Thomas A. Edison dijo que siempre rechazaba la solución fácil de cualquier problema y buscaba alguna difícil. Pero el inventor tiene una gran ventaja sobre los demás pensadores. Puede verificar su solución en forma tangible. Si su dispositivo funciona, su razonamiento ha sido correcto; si no funciona, ha andado mal. Pero el filósofo, el científico y el reformador social tienen que conformarse generalmente con una prueba mucho menos palpable. Su gratificación fundamental consiste en la sensación de que sus resultados armonizan con toda su experiencia. Cuanto más crítica haya sido la actitud que adoptó para llegar a tales resultados, tanto más profunda y duradera será esa impresión y más valor tendrán sus pensamientos para él y para el mundo…

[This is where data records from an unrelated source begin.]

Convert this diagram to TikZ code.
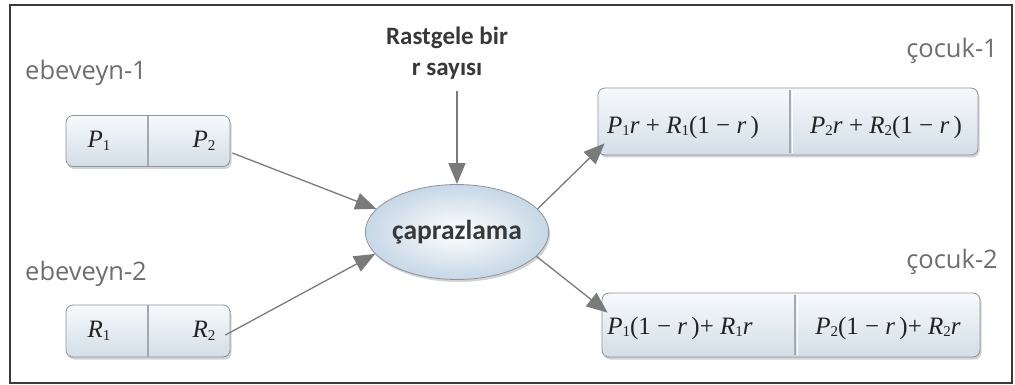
\documentclass[tikz,border=0pt]{standalone}
\usepackage{fontspec}
\setmainfont{Liberation Serif}
\newfontfamily\labelfont{Open Sans}
\newfontfamily\headfont{Carlito}
\usetikzlibrary{shapes.geometric,shadows,arrows.meta}

\definecolor{framecol}{HTML}{3A3A3A}
\definecolor{boxline}{HTML}{8C949C}
\definecolor{boxtop}{HTML}{F7F9FB}
\definecolor{boxbot}{HTML}{D3DEE8}
\definecolor{ellout}{HTML}{C6D7E6}
\definecolor{arrowcol}{HTML}{7A7A7A}
\definecolor{labelcol}{HTML}{6E6E6E}
\definecolor{headcol}{HTML}{383838}
\definecolor{mathcol}{HTML}{222222}

% upright subscript digit set close to the baseline
\newcommand\lowidx[1]{\raisebox{-0.25ex}{\fontsize{15}{15}\selectfont #1}}
\newcommand\var[1]{\textit{#1}}

\tikzset{
  outerframe/.style={draw=framecol, line width=1.6pt},
  genebox/.style={draw=boxline, line width=0.8pt, rounded corners=7pt,
    top color=boxtop, bottom color=boxbot, inner sep=0pt,
    drop shadow={shadow xshift=1.5pt, shadow yshift=-2.5pt, opacity=0.35}},
  divider/.style={draw=boxline!80, line width=1.2pt},
  dividerlight/.style={draw=white, line width=1pt},
  gene/.style={font=\fontsize{25}{25}\selectfont, text=mathcol, inner sep=0pt},
  parentlabel/.style={font=\labelfont\fontsize{25.5}{25.5}\selectfont, text=labelcol, inner sep=0pt},
  headtext/.style={font=\headfont\bfseries\fontsize{25}{31}\selectfont, text=headcol, align=center, inner sep=0pt},
  crossnode/.style={ellipse, draw=boxline, line width=0.8pt, minimum width=182pt, minimum height=95pt,
    inner sep=0pt, inner color=white, outer color=ellout,
    drop shadow={shadow xshift=1.5pt, shadow yshift=-2.5pt, opacity=0.35},
    font=\headfont\bfseries\fontsize{27.5}{27.5}\selectfont, text=headcol},
  flow/.style={draw=arrowcol, line width=1.3pt, -{Triangle[length=21pt,width=17pt]}}
}

\begin{document}
\begin{tikzpicture}[x=1pt,y=-1pt]
\useasboundingbox (0,0) rectangle (1015,385);
\draw[outerframe] (10,5) rectangle (1012,383);

% parents
\node[parentlabel, anchor=base west] (lab1) at (25,80) {ebeveyn-1};
\node[parentlabel, anchor=base west] (lab2) at (25,280) {ebeveyn-2};

\node[genebox, minimum width=164pt, minimum height=51pt] (pbox) at (148,141) {};
\draw[divider] (148,116) -- (148,166);
\node[gene] (p1) at (99,141) {\var{P}\lowidx{1}};
\node[gene] (p2) at (204,141) {\var{P}\lowidx{2}};

\node[genebox, minimum width=164pt, minimum height=52pt] (rbox) at (148,331) {};
\draw[divider] (148,305) -- (148,357);
\node[gene] (r1) at (99,331) {\var{R}\lowidx{1}};
\node[gene] (r2) at (204,331) {\var{R}\lowidx{2}};

% random number and crossover
\node[headtext] (rnd) at (447,53) {Rastgele bir\\r sayısı};
\node[crossnode] (cross) at (457,232) {çaprazlama};

% children
\node[parentlabel, anchor=base east] (lab3) at (998,58) {çocuk-1};
\node[parentlabel, anchor=base east] (lab4) at (998,268) {çocuk-2};

\node[genebox, minimum width=380pt, minimum height=67pt] (c1) at (788,121.5) {};
\draw[dividerlight] (792,90) -- (792,153);
\draw[divider] (790,90) -- (790,153);
\node[gene] (c1a) at (683,127) {\var{P}\lowidx{1}\var{r} + \var{R}\lowidx{1}(1 − \var{r}\,)};
\node[gene] (c1b) at (886,127) {\var{P}\lowidx{2}\var{r} + \var{R}\lowidx{2}(1 − \var{r}\,)};

\node[genebox, minimum width=378pt, minimum height=64pt] (c2) at (791,325) {};
\draw[dividerlight] (797,295) -- (797,355);
\draw[divider] (795,295) -- (795,355);
\node[gene] (c2a) at (680,328) {\var{P}\lowidx{1}(1 − \var{r}\,)+ \var{R}\lowidx{1}\var{r}};
\node[gene] (c2b) at (888,328) {\var{P}\lowidx{2}(1 − \var{r}\,)+ \var{R}\lowidx{2}\var{r}};

% connectors
\draw[flow] ([xshift=2pt,yshift=-12pt]pbox.east) -- (cross.164);
\draw[flow] ([xshift=-5pt,yshift=-4pt]rbox.east) -- (cross.195);
\draw[flow] (rnd.south -| cross.north) ++(0,12) -- (cross.north);
\draw[flow] (cross.16) -- ([xshift=7pt,yshift=12pt]c1.south west);
\draw[flow] (cross.-17) -- ([xshift=6pt,yshift=-20pt]c2.north west);
\end{tikzpicture}
\end{document}
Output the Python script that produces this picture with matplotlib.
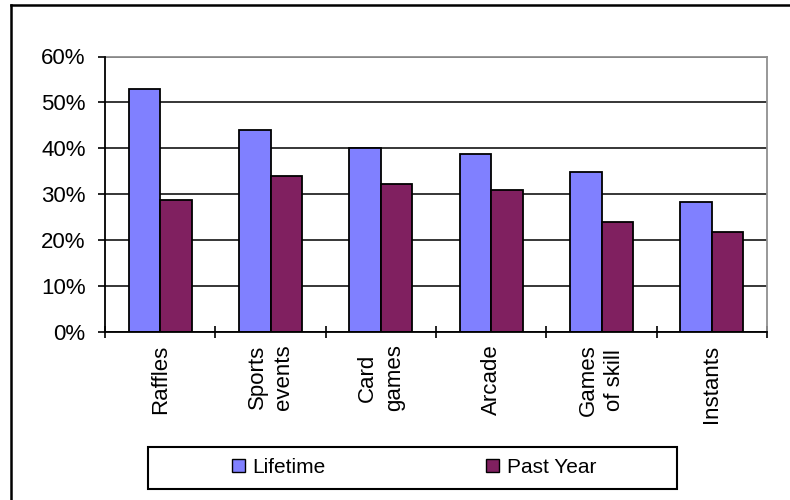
import numpy as np
import matplotlib
matplotlib.use('Agg')
import matplotlib.pyplot as plt
from matplotlib.patches import Rectangle, Patch
from matplotlib.lines import Line2D
from matplotlib.ticker import FixedLocator, PercentFormatter

plt.rcParams['font.family'] = ['Liberation Sans', 'DejaVu Sans']

categories = ['Raffles', 'Sports\nevents', 'Card\ngames', 'Arcade', 'Games\nof skill', 'Instants']
lifetime = [53.0, 43.9, 40.0, 38.7, 34.8, 28.3]
past_year = [28.8, 33.9, 32.2, 30.9, 23.9, 21.7]

fig = plt.figure(figsize=(7.9, 5.0), dpi=100)
ax = fig.add_axes([105 / 790, 1 - 332 / 500, (767 - 105) / 790, (332 - 56.5) / 500])

x = np.arange(len(categories))
w = 1 / 3.5
ax.bar(x - w / 2, lifetime, w, color='#8080FF', edgecolor='black', linewidth=1.3, zorder=3)
ax.bar(x + w / 2, past_year, w, color='#802060', edgecolor='black', linewidth=1.3, zorder=3)

ax.set_xlim(-0.5, len(categories) - 0.5)
ax.set_ylim(0, 60)
ax.set_yticks([0, 10, 20, 30, 40, 50, 60])
ax.yaxis.set_major_formatter(PercentFormatter(decimals=0))
ax.grid(axis='y', color='black', linewidth=1.1, zorder=1)

# category boundaries get the tick marks, names sit between them
ax.xaxis.set_major_locator(FixedLocator(np.arange(len(categories) + 1) - 0.5))
ax.xaxis.set_minor_locator(FixedLocator(x))
ax.set_xticklabels([], minor=False)
ax.set_xticklabels(categories, minor=True, rotation=90, va='top', ha='center',
                   multialignment='center', linespacing=1.35, fontsize=16)
ax.tick_params(axis='x', which='major', direction='inout', length=9, width=1.2)
ax.tick_params(axis='x', which='minor', length=0, pad=9)
ax.tick_params(axis='y', direction='out', length=5, width=1.2, pad=9, labelsize=16)

for side in ['left', 'bottom']:
    ax.spines[side].set_linewidth(1.3)
    ax.spines[side].set_zorder(4)
for side in ['top', 'right']:
    ax.spines[side].set_color('#909090')
    ax.spines[side].set_linewidth(1.3)

# legend with its own box
fig.patches.append(Rectangle((147.5 / 790, 1 - 489 / 500), (677 - 147.5) / 790, 42 / 500,
                             transform=fig.transFigure, fill=False, edgecolor='black', linewidth=1.5))
handles = [Patch(facecolor='#8080FF', edgecolor='black', label='Lifetime'),
           Patch(facecolor='#802060', edgecolor='black', label='Past Year')]
fig.legend(handles=handles, loc='center', bbox_to_anchor=(414 / 790, 1 - 467.5 / 500), ncol=2,
           frameon=False, fontsize=15, handlelength=0.62, handleheight=0.62,
           handletextpad=0.38, columnspacing=7.7, borderpad=0)

# outer chart frame
fig.lines.append(Line2D([10.5 / 790, 1], [1 - 5 / 500, 1 - 5 / 500], transform=fig.transFigure,
                        color='black', linewidth=1.8))
fig.lines.append(Line2D([10.5 / 790, 10.5 / 790], [0, 1 - 5 / 500], transform=fig.transFigure,
                        color='black', linewidth=1.8))

fig.savefig('out.png', dpi=100)
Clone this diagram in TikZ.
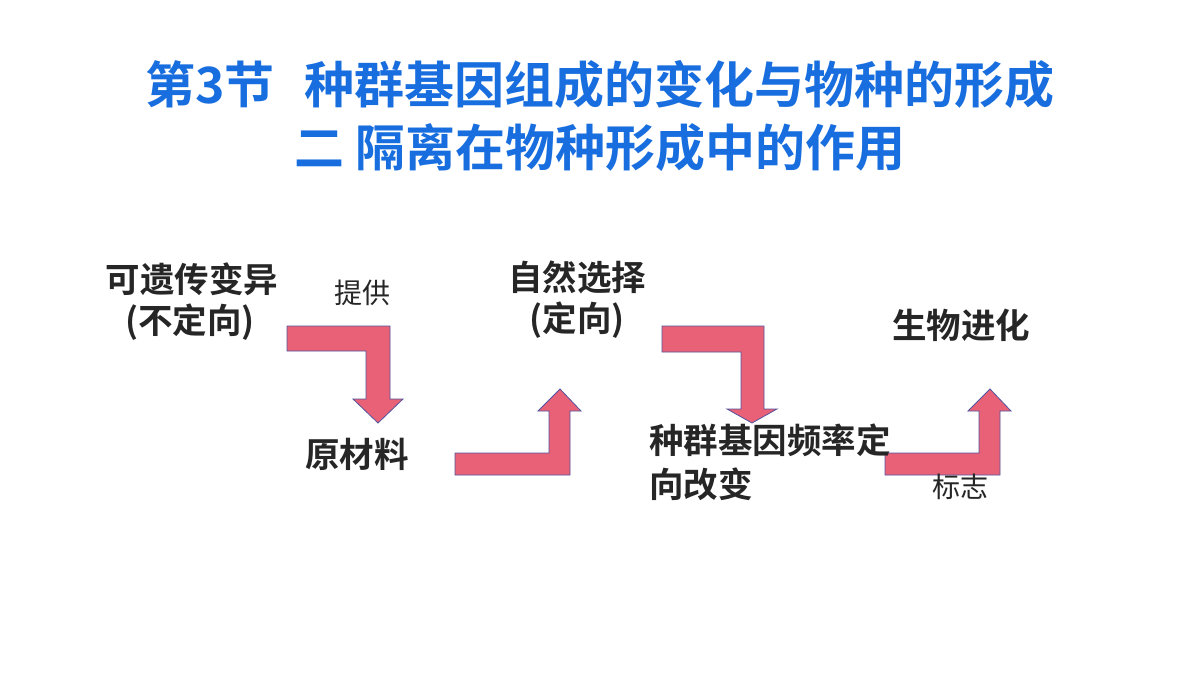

Ya en el primer capítulo señalé que la lógica puede formar parte de la ciencia del pensar. Insinué, además, que constituiría casi la totalidad de lo que podríamos denominar el aspecto negativo del pensar: es decir, las reglas que sirven para orientarlo correctamente. La advertencia que hacemos en este capítulo, aunque preventiva, por lo común no aparece en los libros de lógica. Pero si bien no puedo insistir demasiado en la importancia que tiene el conocimiento de la lógica, tampoco puedo ocuparme de él aquí. Solo se puede hacer honor a la ciencia en un libro íntegramente dedicado a ella.

Si todavía no lo ha hecho, el pensador en ciernes tiene que leer un libro de lógica, pues este volumen no se puede considerar completo si no se lo complementa con un tratado sobre ella.

Para no confundir al lector le recomendaré un solo libro. Y para estimularlo, le recomendaré un libro pequeño, no tan profundo que el principiante lo encuentre incomprensible o repulsivo, pero consagrado ya como una obra modelo: Elementary Lessons in Logic, de Stanley Jevons.